Start of SOURCE MATERIAL
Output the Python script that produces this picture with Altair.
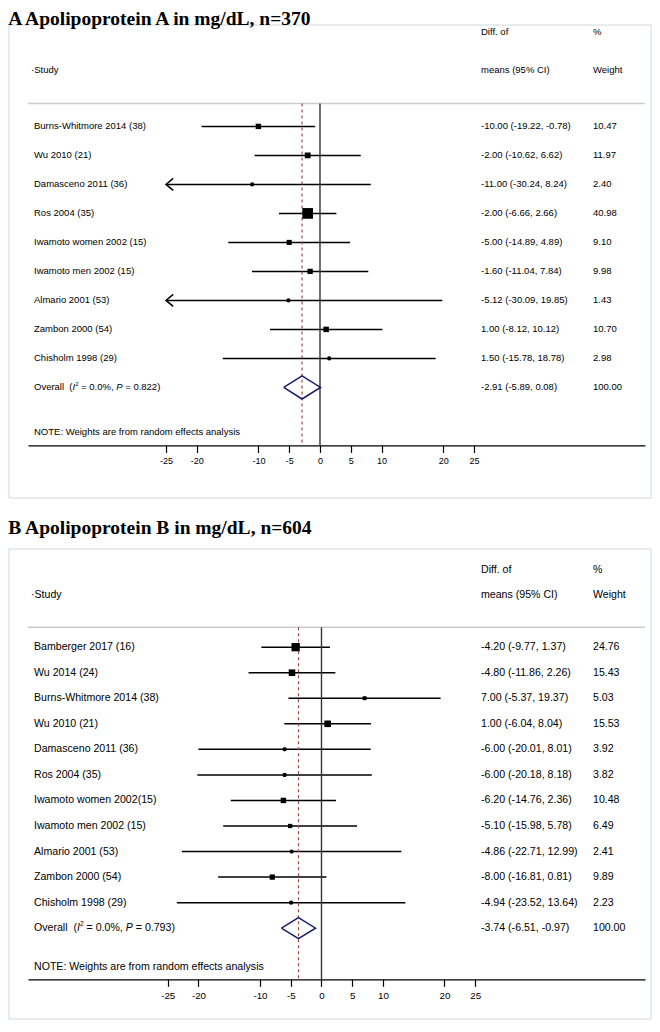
import altair as alt
import pandas as pd

# ---------------- data: panel A ----------------
a_title = "A Apolipoprotein A in mg/dL, n=370"
a_studies = ["Burns-Whitmore 2014 (38)", "Wu 2010 (21)", "Damasceno 2011 (36)", "Ros 2004 (35)",
             "Iwamoto women 2002 (15)", "Iwamoto men 2002 (15)", "Almario 2001 (53)",
             "Zambon 2000 (54)", "Chisholm 1998 (29)"]
a_est = [-10.00, -2.00, -11.00, -2.00, -5.00, -1.60, -5.12, 1.00, 1.50]
a_lo = [-19.22, -10.62, -30.24, -6.66, -14.89, -11.04, -30.09, -8.12, -15.78]
a_hi = [-0.78, 6.62, 8.24, 2.66, 4.89, 7.84, 19.85, 10.12, 18.78]
a_w = [10.47, 11.97, 2.40, 40.98, 9.10, 9.98, 1.43, 10.70, 2.98]
a_overall = [-2.91, -5.89, 0.08]
a_i2 = "0.0%"
a_p = "0.822"

# ---------------- data: panel B ----------------
b_title = "B Apolipoprotein B in mg/dL, n=604"
b_studies = ["Bamberger 2017 (16)", "Wu 2014 (24)", "Burns-Whitmore 2014 (38)", "Wu 2010 (21)",
             "Damasceno 2011 (36)", "Ros 2004 (35)", "Iwamoto women 2002(15)",
             "Iwamoto men 2002 (15)", "Almario 2001 (53)", "Zambon 2000 (54)", "Chisholm 1998 (29)"]
b_est = [-4.20, -4.80, 7.00, 1.00, -6.00, -6.00, -6.20, -5.10, -4.86, -8.00, -4.94]
b_lo = [-9.77, -11.86, -5.37, -6.04, -20.01, -20.18, -14.76, -15.98, -22.71, -16.81, -23.52]
b_hi = [1.37, 2.26, 19.37, 8.04, 8.01, 8.18, 2.36, 5.78, 12.99, 0.81, 13.64]
b_w = [24.76, 15.43, 5.03, 15.53, 3.92, 3.82, 10.48, 6.49, 2.41, 9.89, 2.23]
b_overall = [-3.74, -6.51, -0.97]
b_i2 = "0.0%"
b_p = "0.793"

tick_values = [-25, -20, -10, -5, 0, 5, 10, 20, 25]
note_text = "NOTE: Weights are from random effects analysis"
header1 = ["Diff. of", "means (95% CI)"]
header2 = ["%", "Weight"]
study_header = "·Study"
clip_limit = 25

FONT = "Liberation Sans"
W = 617
X_STUDY, X_CI, X_WT = 6, 453, 565
FRAME_COLOR = "#e0e7ea"

# Arial / Liberation Sans advance widths (per 1000 em), used to place italic pieces
ADV = {" ": 278, "(": 333, ")": 333, "=": 584, ".": 278, ",": 278, "%": 889, "I": 278,
       "P": 667, "O": 778, "v": 500, "e": 556, "r": 333, "a": 556, "l": 222}


def text_w(s, fs):
    return sum(ADV.get(c, 556) for c in s) * fs / 1000.0


def fmt(v):
    return f"{v:.2f}"


def panel(title, studies, est, lo, hi, w, overall, i2, pval, x_domain, row_px, top_row,
          head_rows, line_row, note_row, diamond_h, fs, tick_fs, title_offset, title_dy,
          frame_box):
    n = len(studies)
    ov_row = n
    axis_row = n + 2
    H = (axis_row - top_row) * row_px
    df = pd.DataFrame({"study": studies, "est": est, "lo": lo, "hi": hi, "w": w})
    df["row"] = list(range(n))
    df["ci"] = [f"{fmt(e)} ({fmt(l)}, {fmt(h)})" for e, l, h in zip(est, lo, hi)]
    df["wt"] = [fmt(v) for v in w]
    df["lo_c"] = df["lo"].clip(lower=-clip_limit)
    df["hi_c"] = df["hi"].clip(upper=clip_limit)

    xs = alt.Scale(domain=x_domain, nice=False, zero=False)
    ys = alt.Scale(domain=[top_row, axis_row], reverse=True, nice=False, zero=False)
    one = pd.DataFrame({"k": [0]})

    fx1, fx2, fy1, fy2 = frame_box
    frame = alt.Chart(one).mark_rect(fillOpacity=0, stroke=FRAME_COLOR, strokeWidth=1.5).encode(
        x=alt.value(fx1), x2=alt.value(fx2), y=alt.value(fy1), y2=alt.value(fy2))

    ci = alt.Chart(df).mark_rule(color="black", strokeWidth=1.5).encode(
        x=alt.X("lo_c:Q", scale=xs, axis=alt.Axis(
            values=tick_values, title=None, grid=False, domainColor="black", domainWidth=1.2,
            tickColor="black", tickWidth=1.2, tickSize=7, labelFont=FONT, labelFontSize=tick_fs,
            labelColor="black", labelPadding=4, labelExpr="'' + datum.value")),
        x2="hi_c:Q",
        y=alt.Y("row:Q", scale=ys, axis=None),
    )
    header_line = alt.Chart(one).mark_rule(color="#cccccc", strokeWidth=1.5).encode(
        x=alt.value(0), x2=alt.value(W), y=alt.datum(line_row))
    zero_line = alt.Chart(one).mark_rule(color="#333333", strokeWidth=1.4).encode(
        x=alt.datum(0), y=alt.datum(line_row), y2=alt.datum(axis_row))
    ov_line = alt.Chart(one).mark_rule(color="#9e4a4a", strokeWidth=1.2, strokeDash=[3, 3]).encode(
        x=alt.datum(overall[0]), y=alt.datum(line_row), y2=alt.datum(axis_row))

    arrows = alt.Chart(df[df["lo"] < -clip_limit]).mark_point(
        shape="M 1.2 -1 L 0 0 L 1.2 1", filled=False, size=144, strokeWidth=1.5,
        color="black", opacity=1).encode(x="lo_c:Q", y="row:Q")
    squares = alt.Chart(df).mark_square(color="black", opacity=1).encode(
        x="est:Q", y="row:Q",
        size=alt.Size("w:Q", scale=alt.Scale(domain=[0, 100], range=[0, 280]), legend=None))
    dots = alt.Chart(df).mark_circle(color="black", size=18, opacity=1).encode(x="est:Q", y="row:Q")

    dia = pd.DataFrame({
        "x": [overall[1], overall[0], overall[2], overall[0], overall[1]],
        "y": [ov_row, ov_row - diamond_h, ov_row, ov_row + diamond_h, ov_row],
        "o": [0, 1, 2, 3, 4]})
    diamond = alt.Chart(dia).mark_line(color="#1c1c6b", strokeWidth=1.5).encode(
        x="x:Q", y="y:Q", order="o:Q")

    txt = dict(align="left", baseline="middle", font=FONT, fontSize=fs, color="black")
    t_study = alt.Chart(df).mark_text(**txt).encode(x=alt.value(X_STUDY), y="row:Q", text="study:N")
    t_ci = alt.Chart(df).mark_text(**txt).encode(x=alt.value(X_CI), y="row:Q", text="ci:N")
    t_wt = alt.Chart(df).mark_text(**txt).encode(x=alt.value(X_WT), y="row:Q", text="wt:N")

    ov_df = pd.DataFrame({"row": [ov_row],
                          "ci": [f"{fmt(overall[0])} ({fmt(overall[1])}, {fmt(overall[2])})"],
                          "wt": [fmt(100)]})
    o_ci = alt.Chart(ov_df).mark_text(**txt).encode(x=alt.value(X_CI), y="row:Q", text="ci:N")
    o_wt = alt.Chart(ov_df).mark_text(**txt).encode(x=alt.value(X_WT), y="row:Q", text="wt:N")

    # Overall label built from pieces so that I and P are italic and 2 is a superscript.
    # (text, style, size, dy, spaces before)
    sup = fs * 0.62
    pieces = [("Overall", "normal", fs, 0, 0), ("(", "normal", fs, 0, 2),
              ("I", "italic", fs, 0, 0), ("2", "normal", sup, -fs * 0.38, 0),
              ("= " + i2 + ",", "normal", fs, 0, 1), ("P", "italic", fs, 0, 1),
              ("= " + pval + ")", "normal", fs, 0, 1)]
    o_layers = []
    xpos = X_STUDY
    for s, style, size, dy, gap in pieces:
        xpos += text_w(" " * gap, fs)
        o_layers.append(alt.Chart(ov_df).mark_text(
            align="left", baseline="middle", font=FONT, fontSize=size, fontStyle=style,
            color="black", dy=dy).encode(x=alt.value(xpos), y="row:Q", text=alt.value(s)))
        xpos += text_w(s, size)

    h1 = alt.Chart(pd.DataFrame({"t": header1, "r": head_rows})).mark_text(**txt).encode(
        x=alt.value(X_CI), y="r:Q", text="t:N")
    h2 = alt.Chart(pd.DataFrame({"t": header2, "r": head_rows})).mark_text(**txt).encode(
        x=alt.value(X_WT), y="r:Q", text="t:N")
    h0 = alt.Chart(pd.DataFrame({"t": [study_header], "r": [head_rows[1]]})).mark_text(**txt).encode(
        x=alt.value(X_STUDY - 3), y="r:Q", text="t:N")
    note = alt.Chart(pd.DataFrame({"t": [note_text], "r": [note_row]})).mark_text(**txt).encode(
        x=alt.value(X_STUDY), y="r:Q", text="t:N")

    layer = alt.layer(frame, ci, header_line, zero_line, ov_line, arrows, squares, dots, diamond,
                      t_study, t_ci, t_wt, o_ci, o_wt, *o_layers, h1, h2, h0, note).properties(
        width=W, height=H,
        title=alt.TitleParams(title, font="Liberation Serif", fontSize=19.5, fontWeight="bold",
                              anchor="start", dx=0, dy=title_dy, offset=title_offset,
                              color="black"))
    return layer


pa = panel(a_title, a_studies, a_est, a_lo, a_hi, a_w, a_overall, a_i2, a_p,
           x_domain=[-47.4, 52.76], row_px=29, top_row=-3.6, head_rows=[-3.24, -1.93],
           line_row=-0.79, note_row=10.55, diamond_h=0.4, fs=9.5, tick_fs=9,
           title_offset=-12, title_dy=-5, frame_box=(-19, 623, 3, 476))
pb = panel(b_title, b_studies, b_est, b_lo, b_hi, b_w, b_overall, b_i2, b_p,
           x_domain=[-47.72, 52.6], row_px=25.55, top_row=-3.45, head_rows=[-3.01, -2.04],
           line_row=-0.78, note_row=12.53, diamond_h=0.41, fs=10.6, tick_fs=9.8,
           title_offset=10, title_dy=0, frame_box=(-19, 623, -10, 460))

chart = alt.vconcat(pa, pb, spacing=18).properties(
    padding={"left": 0, "top": 0, "right": 0, "bottom": 0}
).configure_view(stroke=None)

chart.save("out.html", embed_options={"renderer": "svg", "actions": False})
End of SOURCE MATERIAL
SHORT PROBLEM: Skip the pictures, please, and transcribe only the lines from the beginning of the material through the one that contains "import pandas as pd".

WRITTEN SOLUTION:
Output the Python script that produces this picture with Altair.
import altair as alt
import pandas as pd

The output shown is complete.